By offering these, “We broaden the scope of not just what's on the table, but who can come to it,” says De Leon. “It’s people interested in training their palates for wine, people in sobriety, pregnant people—everyone is welcome to partake in something. That can feel very special.”
“The only hurdle I have come across is finding a consistent stock of great ones,'' says McDougall. As De Leon notes, “Shelf space is an issue. That's the only downside.”
Keep it Fresh
Just like regular-alcohol options, there are learning curves to N/A options. “I find that once opened, they evolve in a way very similar to wine,” says McDougall, referencing Acid League’s wine substitutions. “Their structure softens, and after several days open they start to lose their vibrancy. That said, I usually have a bottle open in my wine fridge at all times and it has yet to last long enough to be undrinkable.”
“In theory, N/A wine can keep for about a week.” says de Leon. “But we've never had the problem to know, since we go through it quickly enough at the restaurant. Most people who are keeping N/A tend to drink a glass at a time and explore options, but it's not outside the realm of possibility to see folks do bottles of N/A beverages with their meal.”
On the Menu
But where does a non-alcoholic drink sit on the menu? “One of our pages on the wine list is a non-alcoholic section that drills down on specifics,” says De Leon. “For someone who is not partaking, we always make sure they're not left out of the mix by also not making them feel like the party is the other direction.”
“We serve all of our N/A beverages in wine glasses as a specific marker that these are just as complex and just as worth it,” he says.

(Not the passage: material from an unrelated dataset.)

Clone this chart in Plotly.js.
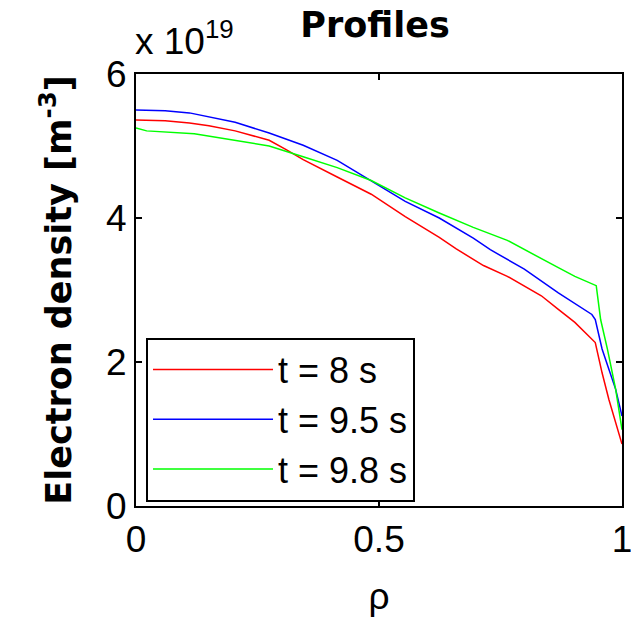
<!DOCTYPE html>
<html>
<head>
<meta charset="utf-8">
<script src="https://cdn.plot.ly/plotly-3.0.1.min.js"></script>
<style>
  html, body { margin: 0; padding: 0; background: #fff; }
  #chart { width: 631px; height: 618px; }
</style>
</head>
<body>
<div id="chart"></div>
<script>
// Electron density profiles (values in units of 1e19 m^-3)
const seriesNames = ["t = 8 s", "t = 9.5 s", "t = 9.8 s"];
const seriesColors = ["#ff0000", "#0000ff", "#00ff00"];

const rhoRed = [0, 0.06, 0.11, 0.15, 0.204, 0.274, 0.309, 0.344, 0.414, 0.484, 0.554, 0.624, 0.659, 0.715, 0.764, 0.799, 0.834, 0.869, 0.903, 0.945, 0.959, 0.973, 0.987, 1.0];
const neRed  = [5.36, 5.35, 5.32, 5.28, 5.21, 5.08, 4.95, 4.81, 4.57, 4.33, 4.02, 3.73, 3.57, 3.34, 3.19, 3.06, 2.92, 2.73, 2.55, 2.27, 1.85, 1.48, 1.16, 0.86];

const rhoBlue = [0, 0.06, 0.11, 0.148, 0.204, 0.274, 0.344, 0.414, 0.484, 0.554, 0.624, 0.694, 0.729, 0.764, 0.799, 0.869, 0.938, 0.945, 0.959, 0.973, 0.987, 1.0];
const neBlue  = [5.50, 5.49, 5.46, 5.41, 5.33, 5.18, 5.01, 4.80, 4.52, 4.23, 4.00, 3.72, 3.56, 3.43, 3.29, 2.96, 2.66, 2.59, 2.18, 1.90, 1.62, 1.25];

const rhoGreen = [0, 0.022, 0.12, 0.204, 0.274, 0.344, 0.414, 0.484, 0.554, 0.624, 0.694, 0.764, 0.799, 0.834, 0.869, 0.903, 0.947, 0.956, 0.970, 0.987, 1.0];
const neGreen  = [5.25, 5.21, 5.17, 5.08, 5.00, 4.85, 4.70, 4.52, 4.28, 4.07, 3.87, 3.69, 3.56, 3.43, 3.31, 3.19, 3.06, 2.59, 2.18, 1.62, 1.06];

const xTicks = [0, 0.5, 1];
const xTickLabels = ["0", "0.5", "1"];
const yTicks = [0, 2, 4, 6];
const yTickLabels = ["0", "2", "4", "6"];

const xs = [rhoRed, rhoBlue, rhoGreen];
const ys = [neRed, neBlue, neGreen];

const traces = seriesNames.map((name, i) => ({
  x: xs[i], y: ys[i], name: name, type: "scatter", mode: "lines",
  line: { color: seriesColors[i], width: 1.5 }
}));

const tickFont = { family: "Liberation Sans, Arial, sans-serif", size: 37, color: "#000" };

const layout = {
  width: 631, height: 618,
  margin: { l: 136, r: 9, t: 74, b: 112, pad: 0 },
  paper_bgcolor: "#fff", plot_bgcolor: "#fff",
  showlegend: true,
  title: {
    text: "Profiles",
    font: { family: "DejaVu Sans, sans-serif", size: 35, weight: "bold", color: "#000" },
    x: 375 / 631, xanchor: "center", xref: "container",
    y: 1 - 25 / 618, yanchor: "middle", yref: "container"
  },
  xaxis: {
    range: [0, 1], tickvals: xTicks, ticktext: xTickLabels,
    showgrid: false, zeroline: false,
    showline: true, linecolor: "#000", linewidth: 2, mirror: "ticks",
    ticks: "inside", ticklen: 6, tickwidth: 1.5, tickcolor: "#000",
    tickfont: tickFont, ticklabeloverflow: "allow",
    title: { text: "ρ", font: tickFont, standoff: 24 },
    automargin: false
  },
  yaxis: {
    range: [0, 6], tickvals: yTicks, ticktext: yTickLabels,
    showgrid: false, zeroline: false,
    showline: true, linecolor: "#000", linewidth: 2, mirror: "ticks",
    ticks: "inside", ticklen: 6, tickwidth: 1.5, tickcolor: "#000",
    tickfont: tickFont,
    title: { text: "Electron density [m<sup>-3</sup>]",
      font: { family: "DejaVu Sans, sans-serif", size: 35, weight: "bold", color: "#000" },
      standoff: 24 },
    automargin: false
  },
  legend: {
    x: 0.0206, y: 0.39, xanchor: "left", yanchor: "top",
    bgcolor: "#fff", bordercolor: "#000", borderwidth: 2,
    font: { family: "Liberation Sans, Arial, sans-serif", size: 36, color: "#000" },
    itemwidth: 120, tracegroupgap: 0
  },
  annotations: [{
    text: "x 10<sup>19</sup>", xref: "paper", yref: "paper",
    x: 0, y: 1.022, xanchor: "left", yanchor: "bottom", showarrow: false,
    xshift: -3,
    font: { family: "Liberation Sans, Arial, sans-serif", size: 37, color: "#000" }
  }]
};

Plotly.newPlot("chart", traces, layout, { displayModeBar: false, staticPlot: true });
</script>
</body>
</html>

Printy ensures that all non-alcoholic options are served the same as their counterparts, down to the glass and pour. “Just because there is no ABV doesn’t mean serving sizes need to be altered,” he says. “Price and value have always needed to walk hand-in-hand; it’s no different for your N/A programs.”
De Leon will go as far as including N/A beverages in menu pairings. “It’s a lot of fun opening up guests’ eyes to a world that is not just juice and tea. For our staff, we treat the products just as we would wine, speaking about complexity, bringing it to our food tastings, and always offering it as an option to our guests.”
Burnham also loves pairing non-alcoholic options with food. “I’ve found non-alcoholic beers also go well with food, which is a good way to upsell them in food-focused on-premise accounts,” she says. She names Suntory’s All-Free as her beer of choice. “It uses Tennensui spring water, which is typical in the production of Japanese whisky. Non-alcoholic beer is very versatile, and I know I can add citrus, syrups, craft sodas, and bitters to create unique drinks that guests will truly enjoy.”
Talking the Talk
One of the biggest hurdles surrounding non-alc is the stigma—the feeling of drinking a sub-par or party-free drink.
"All beverage programs are part of the standard training path, and having the team be able to speak to the different options is essential,” says McDougall. “We taste all products together and discuss how to describe them and how to sell them. Incorporating this training as part of the expected product knowledge normalizes the category and removes some of the judgment around guests that don't drink alcohol.”
“When someone comes in looking for a non-alcoholic option, we simply treat it as if someone was looking for any old beer or cocktail,” says Shelgren. “We simply ask what they're in the mood for and provide the options as we see fit. At staff training, we treat it like a normal menu launch, where everyone sits down and tastes through the options as we discuss how it's made and what the flavor profile is.”
There are additional benefits of N/A beverages for bar staff, too. “It’s important to stay hydrated behind the bar, so non-alcoholic beers are great for this,” says Burnham. “Especially if a beloved regular insists on buying me a drink. Enjoy a cold one with zero regrets!”